Les Dames du Chemin
de Maryline Martin

critiqué par JulesRomans, le 3 avril 2013
(Nantes - 66 ans)


La note:  étoiles
J'ai rencontré trois capitaines avec mes sabots dondaine
Voilà douze nouvelles, d’une bonne dizaine de pages chacune, qui permettent de bien mettre en valeur diverses dimensions culturelles de la Grande Guerre. Pour ce qui concerne plus spécifiquement l’approche à travers un personnage principal féminin, on retiendra en particulier trois nouvelles au contenu fort émouvant.

"Nénette et Rintintin" est un extrait d’un journal d’une écolière ; cette dernière raconte les privations quotidiennes, ses lectures patriotiques, l’attente du courrier du père et la visite dans la classe de l’inspecteur d’académie (plus vraisemblablement de l’inspecteur primaire de circonscription) et bien entendu l'envoi à son père des « petites poupées de laine porte-bonheur qui le protègeront jusqu’à la fin de la guerre ». Celles-ci sont nommées "Nénette et Rintintin" par référence aux poupées en porcelaine bien françaises de Poulbot (les industries allemandes et autrichiennes du jouet dominent alors le marché européen), créées peu de mois avant la déclaration de guerre.

La nouvelle "Enfant de personne" évoque à la fois les souffrances des femmes victimes de viol par l’occupant et les dures conditions de travail dans les usines d’armement françaises. Pour faciliter la compréhension du récit, on aurait gagné à préciser que l’action se situe au départ dans un village reconquis lors de la Première bataille de la Marne.

Le texte "L’alouette" pointe le rôle essentiel des femmes dans l’action de renseignements au milieu des territoires conquis du nord de la France ; l’on sait qu’à l’instar de Louise de Bettignies, certaines payèrent très cher leur dévouement patriotique. Ici le personnage dit "L’alouette" aurait une vie plutôt proche de celle de la Marthe Richard de la Première Guerre mondiale, un peu d'exotisme en moins.

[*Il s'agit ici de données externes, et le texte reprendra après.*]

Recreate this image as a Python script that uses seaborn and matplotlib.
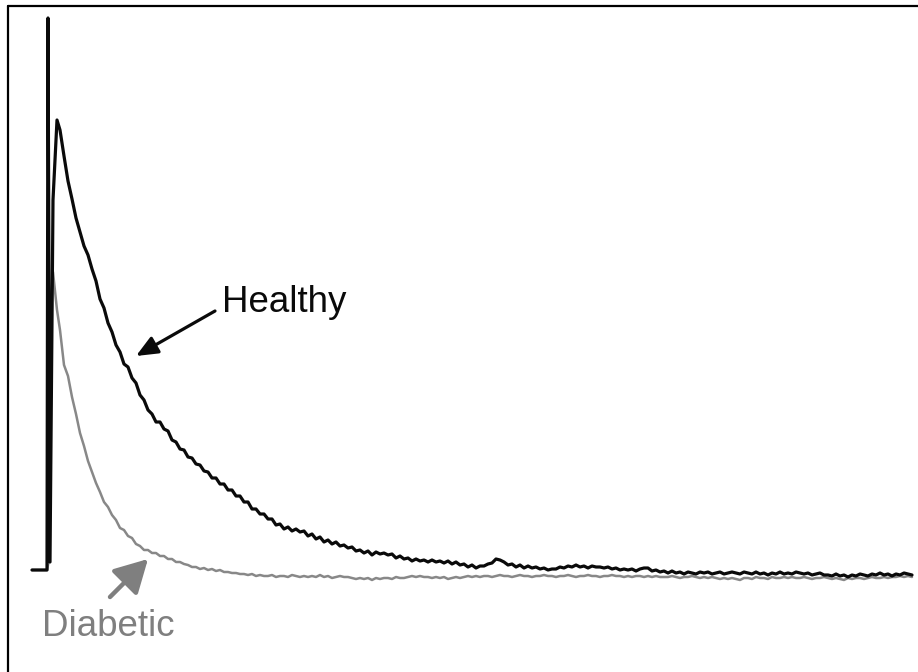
import numpy as np
import pandas as pd
import matplotlib
matplotlib.use("Agg")
import matplotlib.pyplot as plt
from matplotlib.lines import Line2D
import seaborn as sns

# Fluorescence decay traces (arbitrary units); time 0 = excitation pulse.
# Head of each trace: irregular samples around the pulse.
healthy_head_t = [-16, -8, -1, 0, 2, 5, 9, 12, 16]
healthy_head_y = [0, 0, 0, 552, 8, 370, 450, 440, 414]
diabetic_head_t = [-16, -8, -1, 1, 3, 5, 9, 12, 16]
diabetic_head_y = [0, 0, 0, 10, 270, 298, 260, 240, 205]

# Tail of each trace: samples every 4 time units starting at t = 20.
tail_start, tail_step = 20, 4
healthy_tail = [
    389, 371, 352, 338, 324, 315, 301, 289, 271, 262,
    247, 238, 225, 218, 206, 203, 192, 187, 175, 170,
    160, 156, 148, 148, 141, 139, 130, 128, 121, 120,
    113, 112, 106, 105, 99, 98, 92, 92, 86, 86,
    80, 80, 74, 74, 68, 68, 61, 61, 56, 56,
    51, 51, 45, 46, 41, 43, 39, 41, 38, 39,
    34, 36, 31, 33, 28, 30, 26, 28, 24, 25,
    22, 23, 19, 20, 17, 19, 15, 18, 16, 17,
    15, 16, 12, 14, 11, 12, 9, 11, 9, 10,
    8, 10, 8, 9, 7, 9, 6, 8, 5, 6,
    3, 5, 2, 4, 4, 6, 7, 11, 10, 8,
    5, 6, 3, 5, 2, 4, 2, 3, 1, 2,
    0, 1, 1, 3, 2, 4, 3, 5, 3, 4,
    2, 4, 3, 3, 2, 3, 1, 2, 0, 1,
    0, 1, -1, 1, 2, 2, -1, 0, -2, -1,
    -3, -1, -3, -2, -4, -2, -3, -4, -2, -3,
    -2, -4, -3, -2, -4, -3, -2, -3, -4, -2,
    -3, -4, -2, -4, -3, -5, -3, -4, -2, -4,
    -3, -4, -2, -3, -4, -3, -5, -4, -3, -5,
    -5, -6, -4, -6, -5, -7, -5, -6, -4, -5,
    -6, -4, -5, -3, -5, -4, -6, -4, -5, -3,
    -4, -5,
]
diabetic_tail = [
    194, 173, 156, 137, 124, 109, 98, 87, 78, 68,
    63, 55, 50, 42, 40, 34, 32, 26, 24, 20,
    20, 17, 17, 14, 14, 11, 11, 8, 8, 6,
    5, 3, 3, 1, 2, 0, 1, -1, 0, -2,
    -2, -3, -3, -4, -4, -5, -4, -6, -5, -6,
    -6, -5, -7, -6, -6, -7, -5, -6, -7, -6,
    -7, -6, -7, -5, -7, -6, -8, -7, -6, -7,
    -7, -8, -9, -8, -9, -8, -10, -8, -9, -8,
    -8, -9, -7, -8, -8, -7, -6, -7, -6, -7,
    -7, -8, -7, -8, -7, -9, -8, -7, -8, -7,
    -6, -7, -6, -7, -6, -6, -7, -6, -5, -6,
    -6, -7, -6, -5, -6, -6, -7, -6, -6, -5,
    -6, -6, -7, -6, -6, -5, -6, -7, -6, -6,
    -5, -6, -6, -7, -6, -6, -5, -6, -6, -7,
    -6, -7, -6, -6, -7, -6, -7, -6, -7, -7,
    -7, -6, -7, -8, -7, -7, -6, -7, -8, -7,
    -8, -7, -8, -9, -8, -9, -8, -9, -10, -8,
    -8, -9, -7, -8, -8, -9, -7, -8, -8, -7,
    -8, -7, -8, -8, -7, -8, -9, -8, -8, -7,
    -8, -9, -8, -9, -10, -8, -9, -8, -8, -9,
    -8, -7, -8, -8, -7, -8, -7, -7, -6, -7,
    -6, -7,
]

labels = ["Healthy", "Diabetic"]
colors = {"Healthy": "#0a0a0a", "Diabetic": "#888888"}


def trace_frame(name, head_t, head_y, tail):
    tail_t = tail_start + tail_step * np.arange(len(tail))
    t = np.concatenate([head_t, tail_t])
    y = np.concatenate([head_y, tail])
    return pd.DataFrame({"time": t, "signal": y, "trace": name})


df = pd.concat([
    trace_frame("Diabetic", diabetic_head_t, diabetic_head_y, diabetic_tail),
    trace_frame("Healthy", healthy_head_t, healthy_head_y, healthy_tail),
], ignore_index=True)

sns.set_style("white")
plt.rcParams["font.family"] = ["Liberation Sans", "DejaVu Sans"]

fig = plt.figure(figsize=(9.18, 6.72), dpi=100)
ax = fig.add_axes([0, 0, 1, 1])

for name, lw in [("Diabetic", 1.8), ("Healthy", 2.3)]:
    sns.lineplot(data=df[df["trace"] == name], x="time", y="signal",
                 color=colors[name], lw=lw, estimator=None, sort=False, ax=ax)

ax.set_xlim(-48, 870)
ax.set_ylim(-102, 570)
ax.set_axis_off()

# Labels with arrows pointing at each trace
ax.annotate("", xy=(88, 214), xytext=(167, 259),
            arrowprops=dict(arrowstyle="-|>,head_length=0.65,head_width=0.28",
                            mutation_scale=20, lw=2.3, color="#0a0a0a",
                            shrinkA=0, shrinkB=0))
ax.text(174, 258, "Healthy", fontsize=26.5, color="#0a0a0a",
        ha="left", va="baseline")

ax.annotate("", xy=(100, 11), xytext=(62, -27),
            arrowprops=dict(arrowstyle="-|>,head_length=1.0,head_width=0.55",
                            mutation_scale=20, lw=3.2, color="#7f7f7f",
                            shrinkA=0, shrinkB=0))
ax.text(-6, -66, "Diabetic", fontsize=26.5, color="#7f7f7f",
        ha="left", va="baseline")

# Frame lines along the top and left edges
x0, y0 = 7.5 / 918, 1 - 5.5 / 672
fig.add_artist(Line2D([x0, 1], [y0, y0], transform=fig.transFigure,
                      color="black", lw=1.6))
fig.add_artist(Line2D([x0, x0], [0, y0], transform=fig.transFigure,
                      color="black", lw=1.6))

fig.savefig("out.png", dpi=100, facecolor="white")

Nos laisserons au lecteur le soin de découvrir les autres traits des personnages mis en exergue pour approcher l’atmosphère de cette époque. Jean-Pierre Verney, qui a fait don de ses énormes collections au Musée de la Grande Guerre de Meaux, a préfacé l’ouvrage, il parle à propos de son contenu de « lucide, poignant et incisif regard porté sur les terres dévastées, les corps meurtris, les âmes violées, les innocents fusillés, enfin tout ce qui a nourri cette Grande Guerre ». Si ce titre dans son ensemble s’adresse à un lectorat adulte ou composé de lycéens, certaines nouvelles pourraient très bien convenir à des collégiens. On reste réservé à proposer à des jeunes manquant de maturité la totalité de son contenu du fait de certains passages, certes sobrement traités mais évoquant des drames comme le viol ou des comportements qui renvoient à une certaine forme de prostitution.

L’ouvrage est un hommage à Abel François Victorien Marchand. Une recherche complémentaire nous apprend qu’il s’agit d’un soldat de deuxième classe du 156e régiment d'infanterie (basé à Toul en août 1914) né en 1896 à Pontchardon, un village alors de 350 habitants, près d’Argentan dans l’Orne. Il est décédé le 16 avril 1917 au Chemin des Dames lors de l’offensive Nivelle, plus précisément à Moussy dans l’Aisne.